→ Work to be completed
Single out the lines that include the word "matplotlib". Copy them.

→ Data supplied
··········

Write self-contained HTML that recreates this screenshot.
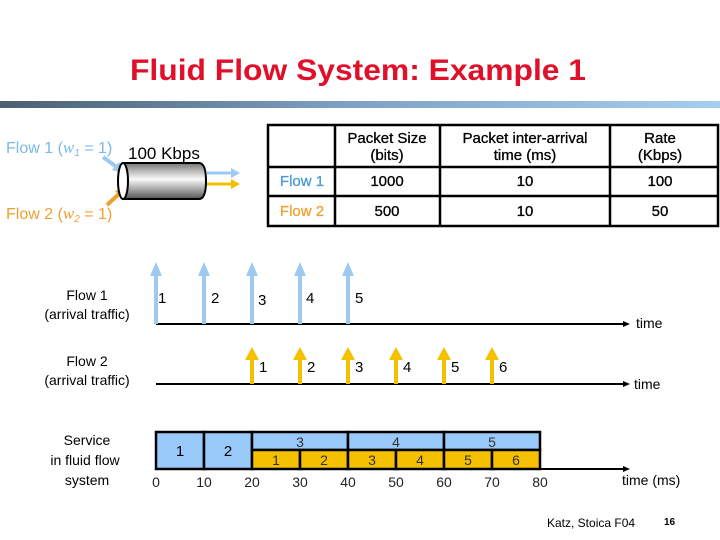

··········

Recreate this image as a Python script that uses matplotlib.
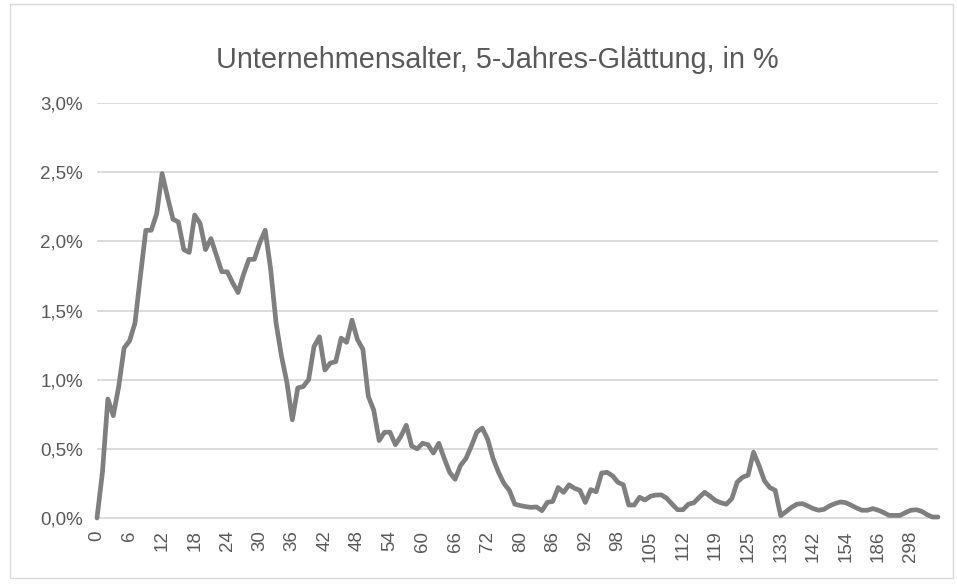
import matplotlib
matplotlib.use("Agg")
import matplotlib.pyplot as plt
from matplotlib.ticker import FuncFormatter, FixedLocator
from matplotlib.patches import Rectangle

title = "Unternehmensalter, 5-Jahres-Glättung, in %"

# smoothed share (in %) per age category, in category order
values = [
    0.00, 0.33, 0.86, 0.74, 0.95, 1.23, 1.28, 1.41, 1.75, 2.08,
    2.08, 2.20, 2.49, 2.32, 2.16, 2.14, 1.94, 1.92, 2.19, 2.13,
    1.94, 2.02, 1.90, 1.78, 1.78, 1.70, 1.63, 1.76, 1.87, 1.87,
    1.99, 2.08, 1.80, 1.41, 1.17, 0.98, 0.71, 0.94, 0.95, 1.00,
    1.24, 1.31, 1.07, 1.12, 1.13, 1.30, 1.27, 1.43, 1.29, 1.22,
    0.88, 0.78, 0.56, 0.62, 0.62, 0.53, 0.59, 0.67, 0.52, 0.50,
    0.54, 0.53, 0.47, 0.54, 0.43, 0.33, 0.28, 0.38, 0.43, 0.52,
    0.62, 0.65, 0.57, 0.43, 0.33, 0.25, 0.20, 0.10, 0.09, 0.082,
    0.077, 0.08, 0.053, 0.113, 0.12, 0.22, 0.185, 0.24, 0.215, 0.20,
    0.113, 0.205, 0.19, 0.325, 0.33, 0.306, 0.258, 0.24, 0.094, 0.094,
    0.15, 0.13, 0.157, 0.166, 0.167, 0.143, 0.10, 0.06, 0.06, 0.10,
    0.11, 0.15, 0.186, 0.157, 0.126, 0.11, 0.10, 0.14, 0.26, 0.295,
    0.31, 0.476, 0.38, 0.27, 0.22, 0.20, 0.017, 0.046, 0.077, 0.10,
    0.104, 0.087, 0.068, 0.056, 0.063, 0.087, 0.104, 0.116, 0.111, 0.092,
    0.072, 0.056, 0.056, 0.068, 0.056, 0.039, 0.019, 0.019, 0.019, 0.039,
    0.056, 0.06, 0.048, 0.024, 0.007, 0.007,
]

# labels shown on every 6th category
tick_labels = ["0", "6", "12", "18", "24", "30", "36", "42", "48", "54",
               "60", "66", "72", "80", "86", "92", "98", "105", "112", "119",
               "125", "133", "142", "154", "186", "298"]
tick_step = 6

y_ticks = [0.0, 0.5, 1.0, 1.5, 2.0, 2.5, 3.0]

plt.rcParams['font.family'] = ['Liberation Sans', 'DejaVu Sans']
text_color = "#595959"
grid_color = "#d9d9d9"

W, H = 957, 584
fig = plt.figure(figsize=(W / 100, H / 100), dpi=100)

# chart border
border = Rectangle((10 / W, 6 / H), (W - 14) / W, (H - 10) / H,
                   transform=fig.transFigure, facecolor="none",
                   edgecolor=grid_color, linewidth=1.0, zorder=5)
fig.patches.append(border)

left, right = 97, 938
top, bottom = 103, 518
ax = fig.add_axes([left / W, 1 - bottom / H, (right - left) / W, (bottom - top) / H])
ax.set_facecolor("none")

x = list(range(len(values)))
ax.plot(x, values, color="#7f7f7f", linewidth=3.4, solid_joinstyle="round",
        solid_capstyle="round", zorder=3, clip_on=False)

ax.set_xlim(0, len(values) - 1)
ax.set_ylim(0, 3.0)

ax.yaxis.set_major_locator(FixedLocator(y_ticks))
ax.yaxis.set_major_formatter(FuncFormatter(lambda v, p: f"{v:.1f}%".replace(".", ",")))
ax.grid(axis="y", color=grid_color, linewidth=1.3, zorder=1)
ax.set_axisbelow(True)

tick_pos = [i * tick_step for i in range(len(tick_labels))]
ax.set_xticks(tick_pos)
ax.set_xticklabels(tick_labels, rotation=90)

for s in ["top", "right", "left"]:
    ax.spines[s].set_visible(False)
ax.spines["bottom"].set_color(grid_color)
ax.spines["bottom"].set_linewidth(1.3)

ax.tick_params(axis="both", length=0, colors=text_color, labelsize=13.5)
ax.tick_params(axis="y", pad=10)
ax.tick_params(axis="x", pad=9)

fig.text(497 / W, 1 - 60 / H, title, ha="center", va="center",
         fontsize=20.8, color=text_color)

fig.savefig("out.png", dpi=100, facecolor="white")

··········

→ Result
Recreate this image as a Python script that uses matplotlib.
import matplotlib
matplotlib.use("Agg")
import matplotlib.pyplot as plt
from matplotlib.ticker import FuncFormatter, FixedLocator
from matplotlib.patches import Rectangle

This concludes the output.